We benefited from each in different ways but all played key roles in generating “new ideas.” I will say that this was difficult to do and to sustain because you first must realize and be willing to ask for help and be open to learn. Finally, as a leader, you must be willing to be accountable for what you were taught.
Key “Lessons” from the Six Sources
- Manage real property from a portfolio perspective;
- Asset management principles must be leveraged at every level and are foundational;
- Use key performance indicators to drive decision making;
- Standardize enterprise business processes and best practices – develop playbooks for every key process/capability;
- Use automation and IT to reduce costs, improve transparency and better utilize personnel;
- Leverage the size of your organization through strategic sourcing and establishing Centers of Excellence.

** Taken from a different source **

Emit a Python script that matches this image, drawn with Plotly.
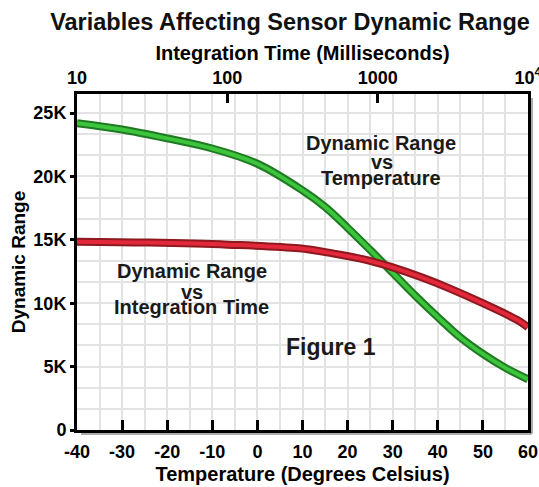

Implementing these lessons across a large organization requires a clear strategy and goals with measurable objectives accompanied by specific implementation plans. Lessons were applicable to every capability in our mission set, despite resistance from “tribes” (e.g. internal and external).
The lessons we learned helped us make significant improvements in organizational efficiency and accountability. Some examples of savings include: Asset management space optimization identified 37 percent excess capacity in admin facilities; centralizing environmental restoration saved $63M/yr; strategic sourcing of long-term restoration monitoring saved $32M/yr; centralizing capital improvements execution reduced manpower 40 percent and saved $8.5M/yr; fire protection initiatives saved 901 positions and $58M/yr. There are many more examples and lessons learned, and I know the AF is continuing its journey of discovery and change.
Transformation is not an easy journey, but leaders who have a vision with clear objectives, are engaged at every level and communicate constantly will have a better chance of success. An organization that is constantly growing and adapting can meet any challenge. Given the opportunity and support, people will amaze you with their dedication, initiative and results.